No, overloaded operators are not operators - they're functions. So GCC is correct to accept that.

myobj++++; is equivalent to myobj.operator++(0).operator++(0); Caling a member function (including overloaded operator) on a temprorary object of class type is allowed.

myint++ returns something similar to MyInt(2). So, it's similar to doing MyInt(2)++. A temporary class is created in the operator++ function and you're incrementing the temporary class. After it's returned, it's deleted as soon as the next statement finishes (here, it's second ++ operator).

Because for user-defined types, operator overloads are literally just function calls, and so obey the semantics of function calls.

The issue is that the requirements of the postincrement operator for integral types and for user defined types are different. In particular a user defined postincrement operator implemented as a member function allow the use of rvalues.

If you had implemented the operator as a free function:

MyInt operator++(MyInt [const][&] x, int)

Then the requirements of that particular operator would be those extracted from the actual signature. If the first argument is taken by value, then it accepts rvalues directly, if it takes the argument by const & then it accepts rvalues if the copy constructor is accessible, if the argument is taken by non constant & then that operator will require lvalues.

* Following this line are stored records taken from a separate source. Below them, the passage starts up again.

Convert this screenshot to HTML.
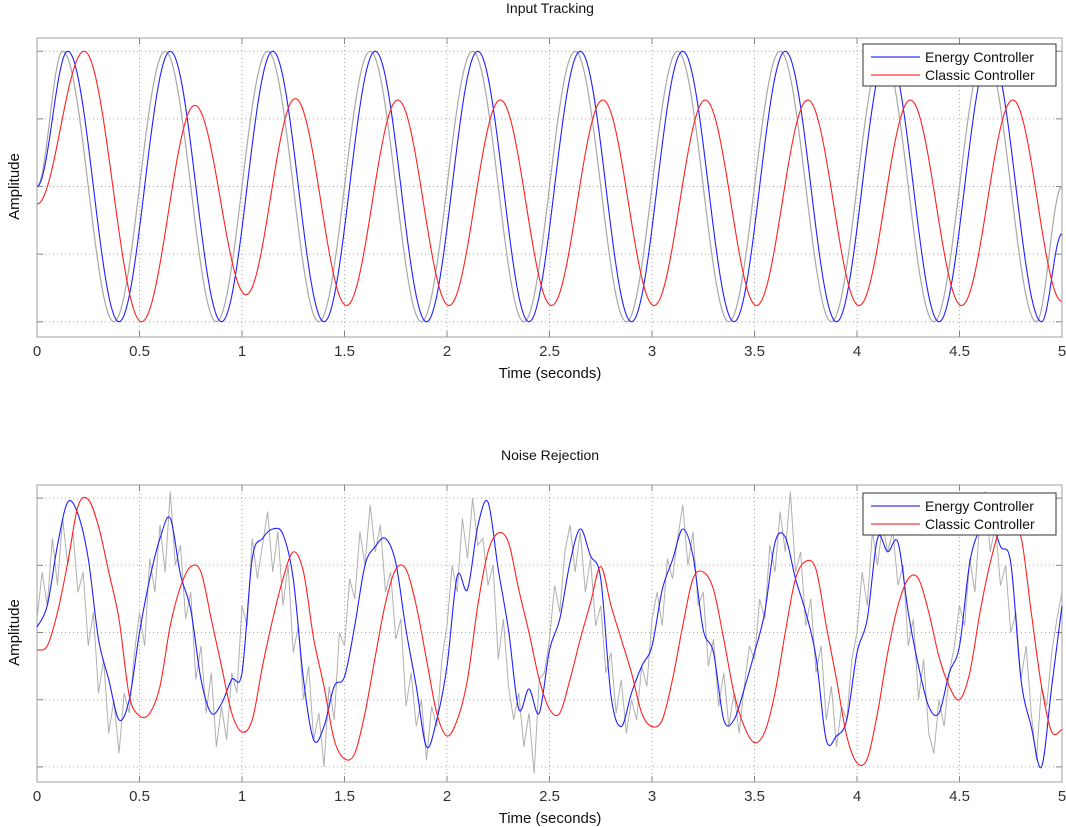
<!DOCTYPE html>
<html><head><meta charset="utf-8"><style>
html,body{margin:0;padding:0;background:#fff;}
svg{display:block;font-family:"Liberation Sans",Arial,sans-serif;}
</style></head><body>
<svg id="chart" width="1066" height="827" viewBox="0 0 1066 827" xmlns="http://www.w3.org/2000/svg">
<g id="top"></g>
<g id="bot"></g>
</svg>
<script>
// ---- data ----
const xTicks = [0,0.5,1,1.5,2,2.5,3,3.5,4,4.5,5];
const xTickLabels = ["0","0.5","1","1.5","2","2.5","3","3.5","4","4.5","5"];
const yGrid = [-1,-0.5,0,0.5,1];
// top: extrema (time, value)
const topInputT = [0,0.125,0.375,0.625,0.875,1.125,1.375,1.625,1.875,2.125,2.375,2.625,2.875,3.125,3.375,3.625,3.875,4.125,4.375,4.625,4.875,5];
const topInputV = [0,1,-1,1,-1,1,-1,1,-1,1,-1,1,-1,1,-1,1,-1,1,-1,1,-1,0];
const topEnergyT = [0,0.15,0.4,0.65,0.9,1.15,1.4,1.65,1.9,2.15,2.4,2.65,2.9,3.15,3.4,3.65,3.9,4.15,4.4,4.65,4.9,5];
const topEnergyV = [0,1,-1,1,-1,1,-1,1,-1,1,-1,1,-1,1,-1,1,-1,1,-1,1,-1,-0.35];
const topClassicT = [0,0.23,0.51,0.77,1.02,1.26,1.51,1.76,2.01,2.26,2.51,2.76,3.01,3.26,3.51,3.76,4.01,4.26,4.51,4.76,5];
const topClassicV = [-0.13,1,-1,0.6,-0.8,0.65,-0.88,0.64,-0.88,0.64,-0.88,0.64,-0.88,0.64,-0.88,0.64,-0.88,0.64,-0.88,0.64,-0.85];
// bottom: sampled series
const botEnergy = [0.04,0.2,0.65,0.97,0.88,0.55,-0.05,-0.35,-0.65,-0.5,0,0.4,0.7,0.85,0.43,0.17,-0.35,-0.6,-0.53,-0.35,-0.3,0.55,0.7,0.77,0.73,0.4,-0.35,-0.8,-0.7,-0.4,-0.33,0.05,0.5,0.64,0.7,0.52,0.02,-0.4,-0.85,-0.65,-0.25,0.42,0.32,0.79,0.97,0.47,0.02,-0.57,-0.42,-0.6,-0.13,0.1,0.52,0.77,0.57,0.4,-0.47,-0.7,-0.45,-0.25,-0.1,0.32,0.54,0.77,0.57,0.02,-0.15,-0.65,-0.65,-0.42,-0.15,0.15,0.67,0.71,0.4,0.15,-0.18,-0.8,-0.77,-0.65,-0.15,0.1,0.7,0.6,0.67,0.15,-0.25,-0.55,-0.6,-0.3,-0.1,0.52,0.77,0.85,0.64,0.52,-0.35,-0.7,-1.0,-0.4,0.2];
const botClassic = [-0.13,-0.1,0.15,0.52,0.94,0.99,0.79,0.45,0.1,-0.47,-0.62,-0.6,-0.4,0.05,0.34,0.49,0.45,0.1,-0.25,-0.6,-0.74,-0.65,-0.25,0.1,0.4,0.6,0.45,-0.05,-0.4,-0.8,-0.94,-0.9,-0.6,-0.18,0.22,0.47,0.47,0.2,-0.2,-0.6,-0.77,-0.65,-0.35,0.2,0.6,0.74,0.67,0.32,0,-0.35,-0.57,-0.6,-0.35,-0.05,0.22,0.49,0.2,-0.05,-0.3,-0.6,-0.7,-0.65,-0.35,0.05,0.4,0.45,0.32,-0.05,-0.45,-0.7,-0.82,-0.74,-0.45,0,0.4,0.53,0.47,0.05,-0.35,-0.77,-0.97,-0.94,-0.6,-0.15,0.2,0.4,0.4,0.15,-0.18,-0.4,-0.5,-0.3,0.15,0.52,0.77,0.75,0.71,0.15,-0.4,-0.74,-0.72];
const botInput = [
0.1,0.45,0.2,0.7,0.35,0.85,0.5,0.75,0.3,0.45,-0.1,0.15,-0.45,-0.2,-0.75,-0.5,-0.9,-0.45,-0.6,-0.15,
0.15,-0.1,0.55,0.3,0.8,0.45,1.05,0.5,0.65,0.1,0.3,-0.35,-0.1,-0.6,-0.3,-0.85,-0.55,-0.8,-0.3,-0.45,
0.2,0.05,0.7,0.4,0.65,0.9,0.45,0.75,0.2,0.5,-0.15,0.05,-0.5,-0.25,-0.8,-0.6,-1.0,-0.4,-0.65,0.0,
-0.1,0.4,0.25,0.75,0.5,0.95,0.6,0.8,0.3,0.45,-0.05,0.1,-0.55,-0.3,-0.7,-0.5,-0.95,-0.55,-0.7,-0.2,
0.05,0.5,0.3,0.85,0.55,1.0,0.65,0.7,0.35,0.5,-0.2,0.1,-0.4,-0.65,-0.45,-0.85,-0.6,-1.05,-0.35,-0.3,
-0.05,0.35,0.15,0.6,0.8,0.45,0.75,0.3,0.55,0.05,0.2,-0.3,-0.15,-0.6,-0.35,-0.75,-0.5,-0.65,-0.25,-0.4,
0.1,0.3,0.05,0.55,0.4,0.7,0.95,0.5,0.75,0.2,0.3,-0.25,-0.05,-0.55,-0.3,-0.7,-0.45,-0.75,-0.4,-0.1,
-0.2,0.25,0.1,0.65,0.45,0.9,0.6,1.05,0.45,0.6,0.05,0.25,-0.3,-0.1,-0.65,-0.4,-0.85,-0.55,-0.65,-0.2,
0.0,0.45,0.2,0.75,0.5,0.8,0.6,0.75,0.35,0.5,-0.1,0.1,-0.5,-0.2,-0.75,-0.9,-0.5,-0.7,-0.3,-0.1,
0.2,0.05,0.55,0.3,0.85,1.05,0.6,0.8,0.35,0.5,0.0,0.15,-0.35,-0.1,-0.6,-0.95,-0.4,-0.55,-0.15,0.1,
0.3];
const botEnergyDt = 0.05, botClassicDt = 0.05, botInputDt = 0.025;

// ---- drawing ----
const NS = "http://www.w3.org/2000/svg";
function mk(parent, tag, attrs, text){
  const e = document.createElementNS(NS, tag);
  for (const k in attrs) e.setAttribute(k, attrs[k]);
  if (text !== undefined) e.textContent = text;
  parent.appendChild(e);
  return e;
}
const X0 = 37, X1 = 1062;
function xScale(t){ return X0 + (t/5)*(X1-X0); }

function panel(g, top, bottom, title){
  const mid = (top+bottom)/2 - 1;
  const half = ((bottom-top)/2)/1.105;
  const yScale = v => mid - v*half;
  const frame = mk(g, "rect", {x:X0, y:top, width:X1-X0, height:bottom-top, fill:"#fff", stroke:"#a0a0a0", "stroke-width":1});
  
  
  xTicks.forEach((t,i)=>{
    const x = xScale(t);
    if (i>0 && i<xTicks.length-1){
      const gl = mk(g, "line", {x1:x, x2:x, y1:top, y2:bottom, stroke:"#aaa", "stroke-width":1, "stroke-dasharray":"1,3"});
      
      
      mk(g, "line", {x1:x, x2:x, y1:top, y2:top+6, stroke:"#888"});
      mk(g, "line", {x1:x, x2:x, y1:bottom, y2:bottom-6, stroke:"#888"});
    }
    const tl = mk(g, "text", {x:x, y:bottom+19, "text-anchor":"middle", "font-size":15, fill:"#333"}, xTickLabels[i]);
    
    
  });
  yGrid.forEach(v=>{
    const y = yScale(v);
    const gl = mk(g, "line", {x1:X0, x2:X1, y1:y, y2:y, stroke:"#aaa", "stroke-width":1, "stroke-dasharray":"1,3"});
    
    
    mk(g, "line", {x1:X0, x2:X0+6, y1:y, y2:y, stroke:"#888"});
    mk(g, "line", {x1:X1, x2:X1-6, y1:y, y2:y, stroke:"#888"});
  });
  const tt = mk(g, "text", {x:550, y:top-25, "text-anchor":"middle", "font-size":14, fill:"#111"}, title);
  
  
  const xl = mk(g, "text", {x:550, y:bottom+41, "text-anchor":"middle", "font-size":15, fill:"#111"}, "Time (seconds)");
  
  
  const yl = mk(g, "text", {x:0, y:0, "text-anchor":"middle", "font-size":15, fill:"#111", transform:`translate(19,${mid}) rotate(-90)`}, "Amplitude");
  
  
  return yScale;
}

function extremaPath(T, V, yScale){
  let d = "";
  for (let i=0;i<T.length-1;i++){
    const n = 30;
    for (let k=(i===0?0:1);k<=n;k++){
      const f = k/n;
      const w = (1-Math.cos(Math.PI*f))/2;
      const t = T[i] + (T[i+1]-T[i])*f;
      const v = V[i] + (V[i+1]-V[i])*w;
      d += (d?"L":"M") + xScale(t).toFixed(2) + "," + yScale(v).toFixed(2);
    }
  }
  return d;
}
function sampledPath(vals, dt, yScale, smooth){
  const pts = vals.map((v,i)=>[xScale(i*dt), yScale(v)]);
  if (!smooth) return pts.map((p,i)=>(i?"L":"M")+p[0].toFixed(2)+","+p[1].toFixed(2)).join("");
  let d = "M"+pts[0][0].toFixed(2)+","+pts[0][1].toFixed(2);
  for (let i=0;i<pts.length-1;i++){
    const p0 = pts[Math.max(0,i-1)], p1 = pts[i], p2 = pts[i+1], p3 = pts[Math.min(pts.length-1,i+2)];
    const c1 = [p1[0]+(p2[0]-p0[0])/6, p1[1]+(p2[1]-p0[1])/6];
    const c2 = [p2[0]-(p3[0]-p1[0])/6, p2[1]-(p3[1]-p1[1])/6];
    d += "C"+c1[0].toFixed(2)+","+c1[1].toFixed(2)+" "+c2[0].toFixed(2)+","+c2[1].toFixed(2)+" "+p2[0].toFixed(2)+","+p2[1].toFixed(2);
  }
  return d;
}
function legend(g, x, y){
  const box = mk(g, "rect", {x:x, y:y, width:193, height:42, fill:"#fff", stroke:"#333", "stroke-width":1});
  
  
  const items = [["Energy Controller","#0000ff"],["Classic Controller","#ff0000"]];
  items.forEach((it,i)=>{
    const yy = y + 13 + i*18;
    mk(g, "line", {x1:x+8, x2:x+57, y1:yy, y2:yy, stroke:it[1], "stroke-width":1});
    const t = mk(g, "text", {x:x+62, y:yy+5, "font-size":14, fill:"#111"}, it[0]);
    
    
  });
}

const gTop = document.getElementById("top");
const ysT = panel(gTop, 38, 337, "Input Tracking");
let p;
p = mk(gTop, "path", {d:extremaPath(topInputT, topInputV, ysT), fill:"none", stroke:"#a8a8a8", "stroke-width":1.2});


p = mk(gTop, "path", {d:extremaPath(topEnergyT, topEnergyV, ysT), fill:"none", stroke:"#2020ff", "stroke-width":1.1});


p = mk(gTop, "path", {d:extremaPath(topClassicT, topClassicV, ysT), fill:"none", stroke:"#ff2020", "stroke-width":1.1});


legend(gTop, 863, 44);

const gBot = document.getElementById("bot");
const ysB = panel(gBot, 485, 782, "Noise Rejection");
p = mk(gBot, "path", {d:sampledPath(botInput, botInputDt, ysB, false), fill:"none", stroke:"#b0b0b0", "stroke-width":1});


p = mk(gBot, "path", {d:sampledPath(botEnergy, botEnergyDt, ysB, true), fill:"none", stroke:"#2020ff", "stroke-width":1.1});


p = mk(gBot, "path", {d:sampledPath(botClassic, botClassicDt, ysB, true), fill:"none", stroke:"#ff2020", "stroke-width":1.1});


legend(gBot, 863, 493);
</script>
</body></html>
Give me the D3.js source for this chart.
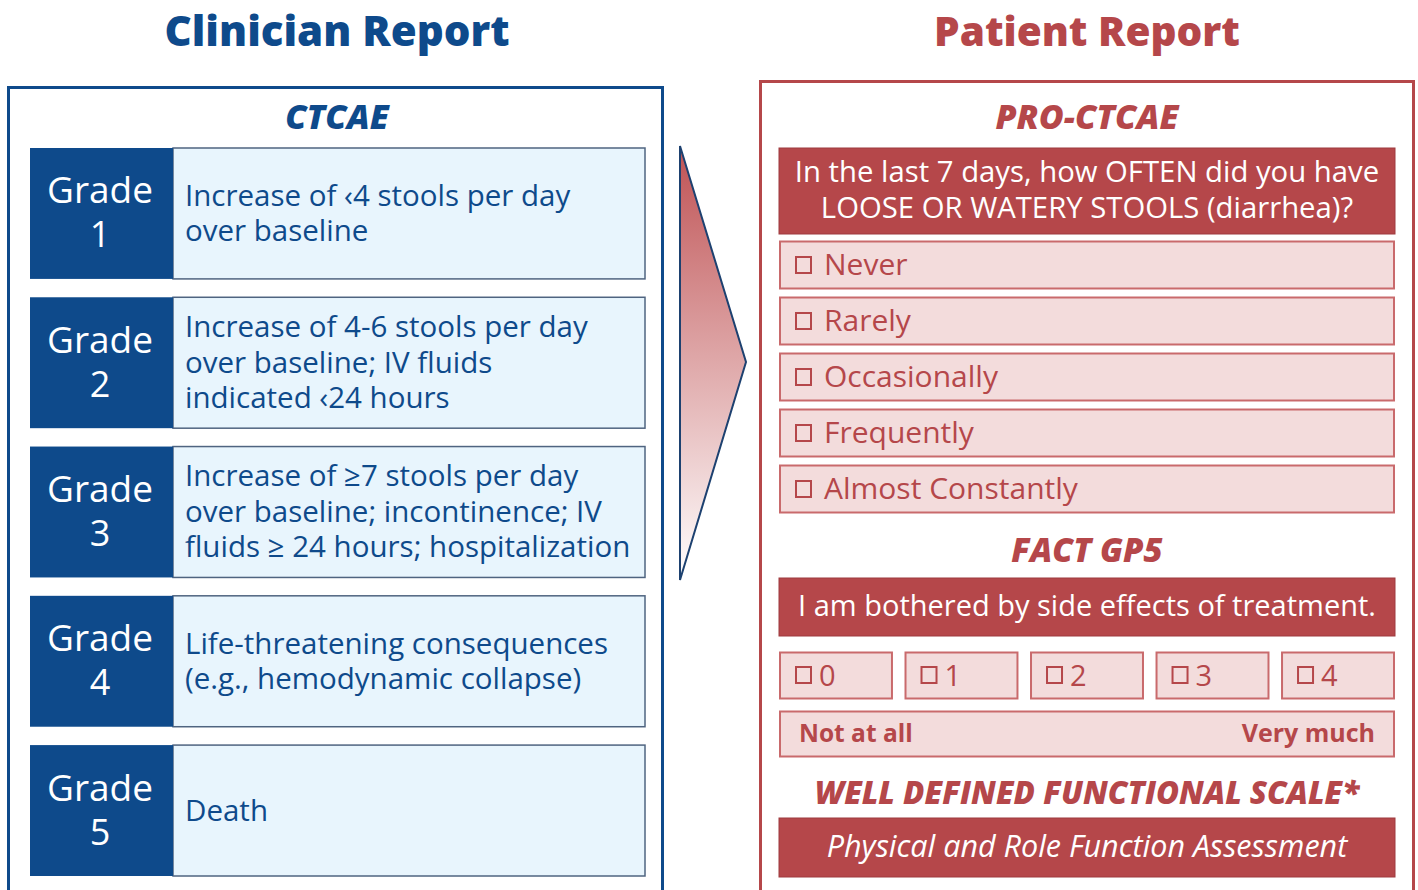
<!DOCTYPE html>
<html>
<head>
<meta charset="utf-8">
<script src="https://cdn.jsdelivr.net/npm/d3@7"></script>
<style>
  body { margin: 0; background: #fff; }
  svg { display: block; font-family: "Open Sans", "Noto Sans", sans-serif; }
</style>
</head>
<body>
<svg id="chart" width="1418" height="890"></svg>
<script>
// Left side: clinician grading
const grades = ['1', '2', '3', '4', '5'];
const gradeText = [
    ['Increase of \u20394 stools per day', 'over baseline'],
    ['Increase of 4-6 stools per day', 'over baseline; IV fluids', 'indicated \u203924 hours'],
    ['Increase of \u22657 stools per day', 'over baseline; incontinence; IV', 'fluids \u2265 24 hours; hospitalization'],
    ['Life-threatening consequences', '(e.g., hemodynamic collapse)'],
    ['Death']
];

// Right side: patient report
const proQuestion = ['In the last 7 days, how OFTEN did you have', 'LOOSE OR WATERY STOOLS (diarrhea)?'];
const frequencyOptions = ['Never', 'Rarely', 'Occasionally', 'Frequently', 'Almost Constantly'];
const factStatement = 'I am bothered by side effects of treatment.';
const factScores = ['0', '1', '2', '3', '4'];
const scaleEnds = ['Not at all', 'Very much'];
const functionalText = 'Physical and Role Function Assessment';

const blue = '#0e4a8b';
const blueLight = '#e8f5fd';
const red = '#b5474a';
const redLight = '#f3dcdc';

const svg = d3.select('#chart');

const defs = svg.append('defs');
const grad = defs.append('linearGradient')
    .attr('id', 'arrowGrad')
    .attr('x1', 0).attr('y1', 0).attr('x2', 0).attr('y2', 1);
grad.append('stop').attr('offset', '0%').attr('stop-color', '#bf5254');
grad.append('stop').attr('offset', '100%').attr('stop-color', '#ffffff');

// ---------- Clinician panel ----------
svg.append('text')
    .attr('x', 337).attr('y', 46)
    .attr('text-anchor', 'middle')
    .attr('font-size', 42).attr('font-weight', 800)
    .attr('fill', blue)
    .text('Clinician Report');

svg.append('rect')
    .attr('x', 8.5).attr('y', 87.5)
    .attr('width', 654).attr('height', 820)
    .attr('fill', 'none').attr('stroke', blue).attr('stroke-width', 3);

svg.append('text')
    .attr('x', 337).attr('y', 129)
    .attr('text-anchor', 'middle')
    .attr('font-size', 34).attr('font-weight', 800).attr('font-style', 'italic')
    .attr('fill', blue)
    .text('CTCAE');

const rowY = d3.scaleBand()
    .domain(grades)
    .range([148, 876])
    .paddingInner(0.123);

const rows = svg.append('g').selectAll('g')
    .data(grades)
    .join('g')
    .attr('transform', d => `translate(0,${rowY(d)})`);

rows.append('rect')
    .attr('x', 173).attr('y', 0)
    .attr('width', 472).attr('height', rowY.bandwidth())
    .attr('fill', blueLight).attr('stroke', '#4f6480').attr('stroke-width', 1.5);

rows.append('rect')
    .attr('x', 30).attr('y', 0)
    .attr('width', 143).attr('height', rowY.bandwidth())
    .attr('fill', blue);

rows.append('text')
    .attr('x', 100).attr('y', rowY.bandwidth() / 2 - 10)
    .attr('text-anchor', 'middle')
    .attr('font-size', 37).attr('fill', '#fff')
    .text('Grade');

rows.append('text')
    .attr('x', 100).attr('y', rowY.bandwidth() / 2 + 34)
    .attr('text-anchor', 'middle')
    .attr('font-size', 36).attr('fill', '#fff')
    .text(d => d);

rows.each(function(d, i) {
    const lines = gradeText[i];
    const lh = 35.5;
    const start = rowY.bandwidth() / 2 - (lines.length - 1) * lh / 2 + 10;
    d3.select(this).selectAll('text.desc')
        .data(lines)
        .join('text')
        .attr('class', 'desc')
        .attr('x', 185)
        .attr('y', (l, j) => start + j * lh)
        .attr('font-size', 29.5).attr('fill', blue)
        .text(l => l);
});

// ---------- Arrow ----------
svg.append('path')
    .attr('d', d3.line()([[680, 146], [746, 362], [680, 580]]) + 'Z')
    .attr('fill', 'url(#arrowGrad)')
    .attr('stroke', '#1d4170').attr('stroke-width', 2);

// ---------- Patient panel ----------
svg.append('text')
    .attr('x', 1087).attr('y', 46)
    .attr('text-anchor', 'middle')
    .attr('font-size', 40.5).attr('font-weight', 800)
    .attr('fill', red)
    .text('Patient Report');

svg.append('rect')
    .attr('x', 760.5).attr('y', 81.5)
    .attr('width', 653).attr('height', 830)
    .attr('fill', 'none').attr('stroke', red).attr('stroke-width', 3);

function heading(text, y, size) {
    svg.append('text')
        .attr('x', 1087).attr('y', y)
        .attr('text-anchor', 'middle')
        .attr('font-size', size).attr('font-weight', 800).attr('font-style', 'italic')
        .attr('fill', red)
        .text(text);
}

heading('PRO-CTCAE', 129, 34);

svg.append('rect')
    .attr('x', 779).attr('y', 148).attr('width', 616).attr('height', 86)
    .attr('fill', red).attr('stroke', '#9e3b3e').attr('stroke-width', 1);

svg.append('g').selectAll('text')
    .data(proQuestion)
    .join('text')
    .attr('x', 1087).attr('y', (d, i) => 182 + i * 36)
    .attr('text-anchor', 'middle')
    .attr('font-size', 29.3).attr('fill', '#fff')
    .text(d => d);

const optY = d3.scaleBand()
    .domain(frequencyOptions)
    .range([241, 513])
    .paddingInner(0.143);

const opts = svg.append('g').selectAll('g')
    .data(frequencyOptions)
    .join('g')
    .attr('transform', d => `translate(0,${optY(d)})`);

opts.append('rect')
    .attr('x', 780).attr('y', 0.5)
    .attr('width', 614).attr('height', optY.bandwidth() - 1)
    .attr('fill', redLight).attr('stroke', '#c96a6c').attr('stroke-width', 2);

opts.append('rect')
    .attr('x', 796).attr('y', optY.bandwidth() / 2 - 8)
    .attr('width', 15).attr('height', 16)
    .attr('fill', 'none').attr('stroke', red).attr('stroke-width', 2);

opts.append('text')
    .attr('x', 824).attr('y', optY.bandwidth() / 2 + 10)
    .attr('font-size', 30).attr('fill', red)
    .text(d => d);

heading('FACT GP5', 562, 33);

svg.append('rect')
    .attr('x', 779).attr('y', 578).attr('width', 616).attr('height', 58)
    .attr('fill', red).attr('stroke', '#9e3b3e').attr('stroke-width', 1);

svg.append('text')
    .attr('x', 1087).attr('y', 616)
    .attr('text-anchor', 'middle')
    .attr('font-size', 29).attr('fill', '#fff')
    .text(factStatement);

const scoreX = d3.scaleBand()
    .domain(factScores)
    .range([779, 1395])
    .paddingInner(0.092);

const scores = svg.append('g').selectAll('g')
    .data(factScores)
    .join('g')
    .attr('transform', d => `translate(${scoreX(d)},652)`);

scores.append('rect')
    .attr('x', 1).attr('y', 0.5)
    .attr('width', scoreX.bandwidth() - 2).attr('height', 46)
    .attr('fill', redLight).attr('stroke', '#c96a6c').attr('stroke-width', 2);

scores.append('rect')
    .attr('x', 17).attr('y', 15)
    .attr('width', 15).attr('height', 16)
    .attr('fill', 'none').attr('stroke', red).attr('stroke-width', 2);

scores.append('text')
    .attr('x', 40).attr('y', 34)
    .attr('font-size', 29).attr('fill', red)
    .text(d => d);

svg.append('rect')
    .attr('x', 780).attr('y', 711.5).attr('width', 614).attr('height', 45)
    .attr('fill', redLight).attr('stroke', '#c96a6c').attr('stroke-width', 2);

svg.append('text')
    .attr('x', 799).attr('y', 742)
    .attr('font-size', 24.5).attr('font-weight', 700).attr('fill', red)
    .text(scaleEnds[0]);

svg.append('text')
    .attr('x', 1375).attr('y', 742)
    .attr('text-anchor', 'end')
    .attr('font-size', 25).attr('font-weight', 700).attr('fill', red)
    .text(scaleEnds[1]);

heading('WELL DEFINED FUNCTIONAL SCALE*', 804, 31.4);

svg.append('rect')
    .attr('x', 779).attr('y', 818).attr('width', 616).attr('height', 59)
    .attr('fill', red).attr('stroke', '#9e3b3e').attr('stroke-width', 1);

svg.append('text')
    .attr('x', 1087).attr('y', 857)
    .attr('text-anchor', 'middle')
    .attr('font-size', 30.5).attr('font-style', 'italic').attr('fill', '#fff')
    .text(functionalText);
</script>
</body>
</html>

If you want to emulate the built-in behaviour there’s actually a very simple solution: make the return value const:

MyInt const operator++(int) { … }

A few years back there was a debate over whether user-defined operators should exactly model the built-in behaviour. I’m not sure which school of thought currently has the upper hand, but making the return type of operator++(int) const was a way of achieving this.

In the end, MyInt::operator++(int) is just another method. The same rules apply. Since you can call methods on rvalues, you can call operator++(int) on rvalues.